After some runs on VTune, we find that both Splay and RegExp spend most of their time in the VM and spend less than 2% of total execution time in jitted code. Raytrace spends 10% of it's time in jitted code and we see that LLVM is a little bit faster than NanoJIT. This means that LLVM can indeed produce better performing jit compiled code than NanoJIT. DeltaBlue, Richards, and Crypto spend around 30-50% of total execution time in jit compiled code and are the only test cases that are interesting to study.

DeltaBlue shows barely any difference because the benchmark contains many small method calls. Each method only performs a small calculation such as a comparison on a field or one branch. The execution time is dominated by the overhead of the method calls and therefore the types of optimizations LLVM performs won't help much because there isn't much to optimize. 

Richards is an interesting test because this is where LLVM wins by a decent margin. Here LLVM's optimization passes do quite a bit, with the biggest win coming from the fact that LLVM IR is in SSA while NanoJIT isn't. NanoJIT has to spill values out of registers in loops while LLVM is smart enough to keep them in registers, reducing the number of loads and stores in the hottest method by 25%. The whole +10% can't be attributed to one loop, but LLVM makes small gains across all the methods in Richards. 

Crypto is dominated by one method that performs numerous arithmetic operations in a tight loop in one method that dominates 90% of the execution time in jit compiled code. LLVM is losing here because of an unfortunate instruction scheduling decision which causes 65% more CPU pipeline stalls. However, after inlining the number to integer conversion, and applying Werner Sharp's patch to inline the vector get/set methods, LLVM's code no longer has the pipeline stall. NanoJIT and LLVM hit parity in this case.

Overall, the results are great for NanoJIT. It also means that we have to work on other parts of the VM until Tamarin sees big improvements on the V8 suite. Be forewarned, this isn't a conclusive experiment in any way shape or form, and evaluating a whole back end on 4 test cases isn't overwhelming evidence.
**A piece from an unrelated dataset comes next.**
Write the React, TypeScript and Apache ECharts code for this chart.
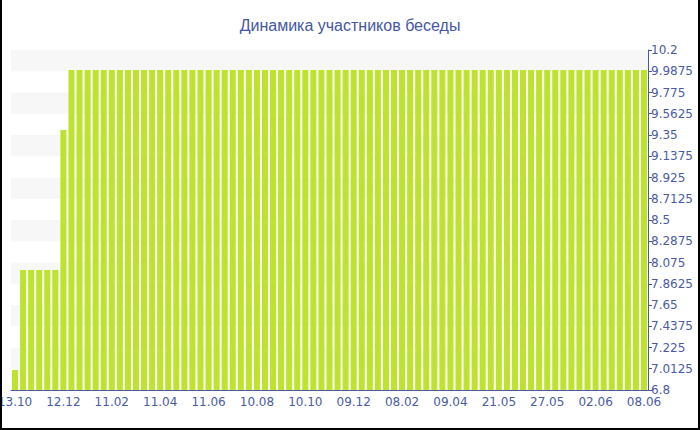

As we build up TESSA to support more benchmarks, we may find LLVM pull ahead by a wide margin. Until then, it looks like a rather neutral result.

  1. LightSpark by Alessandro Pignotti is an open source Flash Player implementation that uses LLVM.
  2. Below is a comparison of compilation time of LLVM versus NanoJIT. This chart is measured in multiples, not percentage. (Eg Crypt compiles 6x slower with LLVM than NanoJIT). Note that the compilation time cannot be completely attributed to LLVM. The TESSA IR heavily uses the visitor pattern to traverse the object graph which contributes significantly to the compilation time. I don't have any hard numbers on how much time is spent in LLVM versus the TESSA IR.

    I interpret this finding as LLVM isn't necessarily slow versus NanoJIT compiles extremely fast. For example, the Richards benchmark takes 0.035 seconds to execute one iteration with NanoJIT. LLVM takes 0.110.

Updated to include compilation time.